Do this:
Repeat the span of the entries below that starts at the line with "Write a Python" and ends at the line with "from matplotlib.ticker import", nothing more. Skip the pictures.

The data:
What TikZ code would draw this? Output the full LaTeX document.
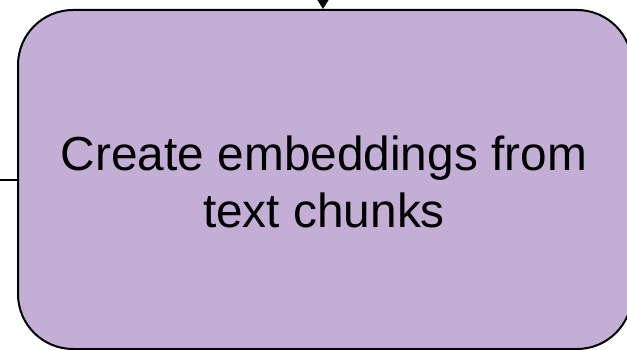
* * *
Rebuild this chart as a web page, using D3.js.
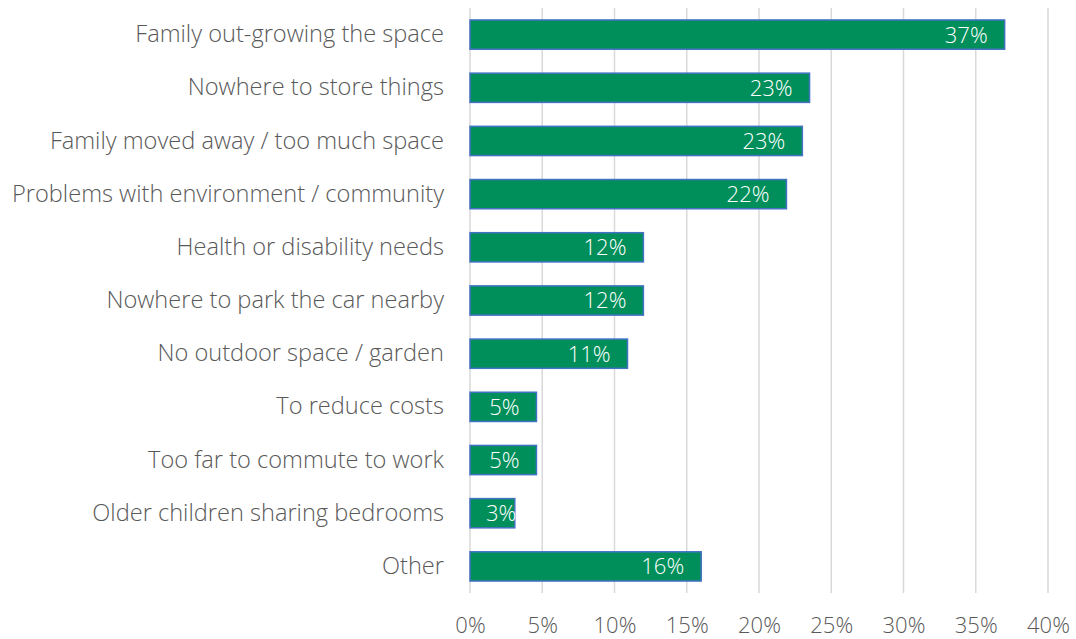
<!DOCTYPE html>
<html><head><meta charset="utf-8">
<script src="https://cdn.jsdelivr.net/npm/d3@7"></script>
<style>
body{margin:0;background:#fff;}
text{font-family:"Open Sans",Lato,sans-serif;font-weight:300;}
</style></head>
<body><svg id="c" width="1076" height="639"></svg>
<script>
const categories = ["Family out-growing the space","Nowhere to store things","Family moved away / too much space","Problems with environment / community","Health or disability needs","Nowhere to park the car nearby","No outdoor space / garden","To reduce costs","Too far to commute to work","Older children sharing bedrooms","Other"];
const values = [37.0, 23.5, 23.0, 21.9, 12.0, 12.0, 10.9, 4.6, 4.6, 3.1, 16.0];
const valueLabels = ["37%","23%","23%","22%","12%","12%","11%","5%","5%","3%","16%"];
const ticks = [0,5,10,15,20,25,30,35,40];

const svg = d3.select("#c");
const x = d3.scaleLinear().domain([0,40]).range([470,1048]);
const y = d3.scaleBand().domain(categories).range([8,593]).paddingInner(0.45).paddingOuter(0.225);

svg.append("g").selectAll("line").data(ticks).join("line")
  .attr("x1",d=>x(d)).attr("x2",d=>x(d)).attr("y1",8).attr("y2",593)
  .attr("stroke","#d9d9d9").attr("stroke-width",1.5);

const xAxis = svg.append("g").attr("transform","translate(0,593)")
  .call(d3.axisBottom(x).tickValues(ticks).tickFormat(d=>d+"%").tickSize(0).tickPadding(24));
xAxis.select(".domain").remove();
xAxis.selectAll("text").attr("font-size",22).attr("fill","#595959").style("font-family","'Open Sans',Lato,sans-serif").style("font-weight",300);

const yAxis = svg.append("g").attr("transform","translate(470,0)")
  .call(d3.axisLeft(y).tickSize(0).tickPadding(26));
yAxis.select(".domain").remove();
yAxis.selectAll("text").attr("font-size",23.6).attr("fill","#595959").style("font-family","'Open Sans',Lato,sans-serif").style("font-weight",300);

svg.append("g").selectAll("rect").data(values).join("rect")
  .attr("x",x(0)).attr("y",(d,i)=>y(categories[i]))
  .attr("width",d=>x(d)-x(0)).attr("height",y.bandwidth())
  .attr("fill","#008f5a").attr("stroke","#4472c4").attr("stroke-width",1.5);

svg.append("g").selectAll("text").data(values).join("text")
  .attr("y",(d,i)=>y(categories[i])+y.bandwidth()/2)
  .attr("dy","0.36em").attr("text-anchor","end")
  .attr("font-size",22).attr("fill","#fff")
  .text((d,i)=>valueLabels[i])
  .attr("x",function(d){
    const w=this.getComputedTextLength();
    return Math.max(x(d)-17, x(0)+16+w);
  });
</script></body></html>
==
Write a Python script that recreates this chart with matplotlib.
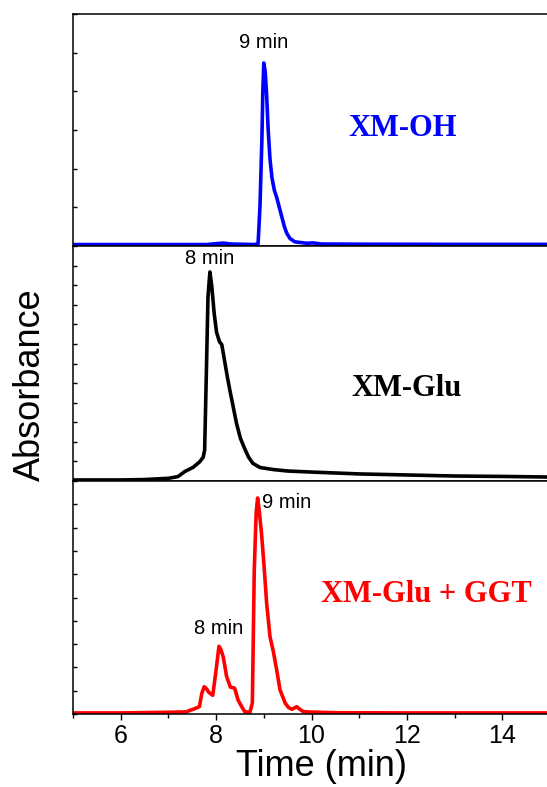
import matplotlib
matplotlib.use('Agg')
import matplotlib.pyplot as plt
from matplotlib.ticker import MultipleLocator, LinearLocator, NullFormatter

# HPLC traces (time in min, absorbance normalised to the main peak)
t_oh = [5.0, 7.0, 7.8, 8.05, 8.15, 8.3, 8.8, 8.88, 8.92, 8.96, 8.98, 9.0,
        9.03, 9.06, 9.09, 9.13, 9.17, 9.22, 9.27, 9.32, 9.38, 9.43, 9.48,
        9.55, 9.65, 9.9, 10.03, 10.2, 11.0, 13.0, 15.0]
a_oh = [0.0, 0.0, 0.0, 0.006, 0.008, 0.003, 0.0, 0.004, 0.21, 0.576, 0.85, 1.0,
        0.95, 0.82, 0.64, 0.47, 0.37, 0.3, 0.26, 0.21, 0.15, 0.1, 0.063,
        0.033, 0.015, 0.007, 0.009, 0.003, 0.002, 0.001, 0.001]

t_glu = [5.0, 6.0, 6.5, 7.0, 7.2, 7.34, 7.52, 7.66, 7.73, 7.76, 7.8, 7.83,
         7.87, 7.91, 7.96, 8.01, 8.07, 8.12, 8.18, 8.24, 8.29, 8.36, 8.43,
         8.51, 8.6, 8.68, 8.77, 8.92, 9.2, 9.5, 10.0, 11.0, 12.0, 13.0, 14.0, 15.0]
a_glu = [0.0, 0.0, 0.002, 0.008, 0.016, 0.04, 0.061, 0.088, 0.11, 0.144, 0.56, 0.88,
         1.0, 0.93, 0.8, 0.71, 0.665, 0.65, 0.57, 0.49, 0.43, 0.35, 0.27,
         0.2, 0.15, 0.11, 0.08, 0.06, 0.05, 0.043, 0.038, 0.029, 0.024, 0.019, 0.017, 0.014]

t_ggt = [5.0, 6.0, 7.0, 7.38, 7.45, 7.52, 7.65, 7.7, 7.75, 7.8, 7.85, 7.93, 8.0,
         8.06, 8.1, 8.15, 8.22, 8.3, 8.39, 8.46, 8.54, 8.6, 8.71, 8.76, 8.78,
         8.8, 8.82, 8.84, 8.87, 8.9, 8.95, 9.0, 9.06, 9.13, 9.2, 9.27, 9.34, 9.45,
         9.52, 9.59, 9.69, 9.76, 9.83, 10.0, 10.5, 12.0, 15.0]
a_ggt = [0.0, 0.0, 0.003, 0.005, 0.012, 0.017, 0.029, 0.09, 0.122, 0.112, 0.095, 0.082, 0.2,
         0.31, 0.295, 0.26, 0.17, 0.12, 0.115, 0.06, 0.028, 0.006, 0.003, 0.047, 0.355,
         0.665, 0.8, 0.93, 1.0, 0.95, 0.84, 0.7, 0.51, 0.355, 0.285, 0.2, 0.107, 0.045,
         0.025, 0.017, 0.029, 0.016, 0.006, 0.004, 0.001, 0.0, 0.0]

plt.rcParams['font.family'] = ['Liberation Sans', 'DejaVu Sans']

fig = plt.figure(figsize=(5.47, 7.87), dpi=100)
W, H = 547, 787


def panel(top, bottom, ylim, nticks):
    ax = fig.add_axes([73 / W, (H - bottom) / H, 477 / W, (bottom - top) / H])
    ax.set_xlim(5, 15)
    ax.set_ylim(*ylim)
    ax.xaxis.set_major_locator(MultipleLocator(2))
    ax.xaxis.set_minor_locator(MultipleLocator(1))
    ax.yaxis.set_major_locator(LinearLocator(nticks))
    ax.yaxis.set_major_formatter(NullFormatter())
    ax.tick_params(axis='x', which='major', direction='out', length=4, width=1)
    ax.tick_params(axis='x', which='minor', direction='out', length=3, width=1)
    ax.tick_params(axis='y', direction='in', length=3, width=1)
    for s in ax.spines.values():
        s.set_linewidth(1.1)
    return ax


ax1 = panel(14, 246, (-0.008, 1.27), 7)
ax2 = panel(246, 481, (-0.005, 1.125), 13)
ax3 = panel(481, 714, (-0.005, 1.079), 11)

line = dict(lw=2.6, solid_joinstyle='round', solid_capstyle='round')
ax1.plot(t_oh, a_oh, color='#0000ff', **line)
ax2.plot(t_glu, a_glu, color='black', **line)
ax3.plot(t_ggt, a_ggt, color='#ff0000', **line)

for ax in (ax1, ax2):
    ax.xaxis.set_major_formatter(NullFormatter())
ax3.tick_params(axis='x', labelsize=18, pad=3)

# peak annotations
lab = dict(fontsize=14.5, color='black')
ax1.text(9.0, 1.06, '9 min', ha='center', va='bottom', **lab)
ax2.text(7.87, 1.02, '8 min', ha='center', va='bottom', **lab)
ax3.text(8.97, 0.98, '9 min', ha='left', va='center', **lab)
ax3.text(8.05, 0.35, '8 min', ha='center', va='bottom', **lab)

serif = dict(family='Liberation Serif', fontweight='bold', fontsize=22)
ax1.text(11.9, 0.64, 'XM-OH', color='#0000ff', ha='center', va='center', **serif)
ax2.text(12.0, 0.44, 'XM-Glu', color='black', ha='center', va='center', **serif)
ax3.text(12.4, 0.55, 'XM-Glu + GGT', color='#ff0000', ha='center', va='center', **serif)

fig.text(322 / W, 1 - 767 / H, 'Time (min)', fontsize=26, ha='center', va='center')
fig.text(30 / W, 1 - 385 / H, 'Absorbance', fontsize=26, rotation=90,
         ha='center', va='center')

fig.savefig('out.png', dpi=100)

Response to the exercise:
Write a Python script that recreates this chart with matplotlib.
import matplotlib
matplotlib.use('Agg')
import matplotlib.pyplot as plt
from matplotlib.ticker import MultipleLocator, LinearLocator, NullFormatter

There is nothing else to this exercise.